A freind caught this monster out of the GMR Fri night! (PB "Dink" that is!) 
  


caught this whopper on Menthol flavored cigarette butts


----------



## H2O Mellon (Apr 5, 2004)

Whoo Hoo!!!!

Man, that bigger than any flathead I've caught this year!


----------



## ICB (Jul 4, 2009)

LOL. Them big ones really put a strain on you when you need two hands to lift them. (jk)

Nice little flattie.


----------



## pendog66 (Mar 23, 2005)

dinkbuster1 said:


> A freind caught this monster out of the GMR Fri night! (PB "Dink" that is!)
> 
> 
> 
> caught this whopper on Menthol flavored cigarette butts




lol man you werent kidding on that monster, is he becoming the second coming of dinkbuster???


----------



## fishdealer04 (Aug 27, 2006)

Haha.

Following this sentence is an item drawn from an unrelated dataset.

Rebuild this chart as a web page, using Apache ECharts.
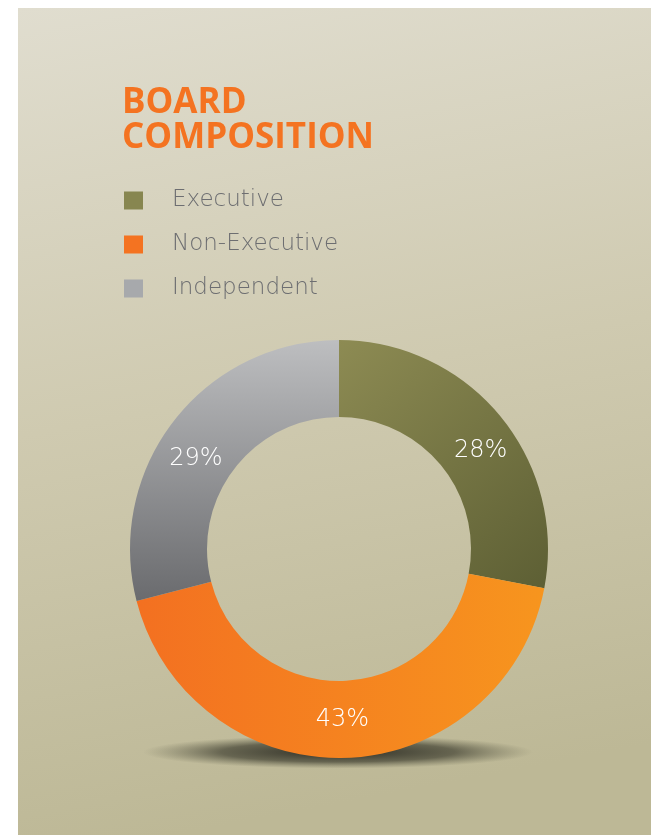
<!DOCTYPE html>
<html>
<head>
<meta charset="utf-8">
<script src="https://cdn.jsdelivr.net/npm/echarts@6/dist/echarts.min.js"></script>
<style>
html,body{margin:0;padding:0;background:#fff;}
#chart{width:651px;height:835px;}
</style>
</head>
<body>
<div id="chart"></div>
<script>
var categories = ['Executive', 'Non-Executive', 'Independent'];
var values = [28, 43, 29];
var legendColors = ['#878650', '#f47321', '#a7a9ac'];
var sliceGradients = [
  {x: 0, y: 0, x2: 1, y2: 1, stops: ['#8d8b53', '#5d5f34']},
  {x: 0, y: 0, x2: 1, y2: 0, stops: ['#f37021', '#f7951e']},
  {x: 0, y: 0, x2: 0, y2: 1, stops: ['#bdbec0', '#6a6b6e']}
];
var labelOffsets = [[8, 12], [-2, -3], [-6, 16]];

var chart = echarts.init(document.getElementById('chart'), null, {renderer: 'canvas'});

var data = categories.map(function (c, i) {
  var g = sliceGradients[i];
  return {
    name: c,
    value: values[i],
    label: {offset: labelOffsets[i]},
    itemStyle: {
      color: new echarts.graphic.LinearGradient(g.x, g.y, g.x2, g.y2, [
        {offset: 0, color: g.stops[0]},
        {offset: 1, color: g.stops[1]}
      ])
    }
  };
});

chart.setOption({
  animation: false,
  graphic: [
    {
      type: 'rect', z: -10, silent: true,
      shape: {x: 18, y: 8, width: 633, height: 827},
      style: {
        fill: new echarts.graphic.LinearGradient(0, 0, 0.25, 1, [
          {offset: 0, color: '#e0ddcf'},
          {offset: 0.5, color: '#cfcab0'},
          {offset: 1, color: '#bdb896'}
        ])
      }
    },
    {
      type: 'circle', z: -5, silent: true,
      x: 338, y: 752, scaleY: 0.085,
      shape: {cx: 0, cy: 0, r: 195},
      style: {
        fill: new echarts.graphic.RadialGradient(0.5, 0.5, 0.5, [
          {offset: 0, color: 'rgba(35,35,28,0.95)'},
          {offset: 0.6, color: 'rgba(55,55,42,0.65)'},
          {offset: 1, color: 'rgba(90,90,70,0)'}
        ])
      }
    }
  ],
  title: {
    text: 'BOARD\nCOMPOSITION',
    left: 122,
    top: 86,
    padding: 0,
    textStyle: {
      color: '#f47321',
      fontFamily: 'Open Sans',
      fontWeight: 'bold',
      fontSize: 35,
      lineHeight: 35
    }
  },
  legend: {
    orient: 'vertical',
    left: 124,
    top: 189,
    padding: 0,
    icon: 'rect',
    itemWidth: 19,
    itemHeight: 18,
    itemGap: 21,
    selectedMode: false,
    data: categories.map(function (c, i) {
      return {name: c, itemStyle: {color: legendColors[i]}};
    }),
    textStyle: {
      color: '#6d6e71',
      fontFamily: 'DejaVu Sans',
      fontWeight: 200,
      fontSize: 23,
      lineHeight: 18,
      padding: [0, 0, 0, 24]
    }
  },
  series: [{
    type: 'pie',
    center: [339, 549],
    radius: [132, 209],
    startAngle: 90,
    clockwise: true,
    silent: true,
    data: data,
    label: {
      position: 'inside',
      formatter: '{c}%',
      color: '#ffffff',
      fontFamily: 'DejaVu Sans',
      fontWeight: 200,
      fontSize: 24
    },
    labelLine: {show: false},
    emphasis: {disabled: true}
  }]
});
</script>
</body>
</html>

We have been catching those size flatties on the Ohio all summer long. We caught 3 of them last night, and we usually catch 2 everytime we go out. They eat big pieces of shad...haha half the time they can't even fit the bait in their mouth. In a few years though there will hopefully be a lot of 10 pound flatties swimming in the river.

Nice catch haha


----------



## Salmonid (Apr 14, 2004)

Way to go Chubba!!!!

Thats one your reeling in thinking, stick?? bait?? heavy sinker??? WTF......

Salmonid


----------



## dinkbuster1 (Oct 28, 2005)

Salmonid said:


> Way to go Chubba!!!!
> 
> Thats one your reeling in thinking, stick?? bait?? heavy sinker??? WTF......
> 
> Salmonid


lol.... he had a pretty good szed gill on there too. clicker kept taking very short runs, about 8 inch of line at a time every 10 minutes for quite a while and we thought it was the bait. beleive me, if i had an aquarium big enough he would have come home and i would have studied his every move. told chubba i might have even kept a web cam on him!


----------



## H2O Mellon (Apr 5, 2004)

dinkbuster1 said:


> lol.... He had a pretty good szed gill on there too. Clicker kept taking very short runs, about 8 inch of line at a time every 10 minutes for quite a while and we thought it was the bait. Beleive me, if i had an aquarium big enough he would have come home and i would have studied his every move. Told chubba i might have even kept a web cam on him!


pm sent!


----------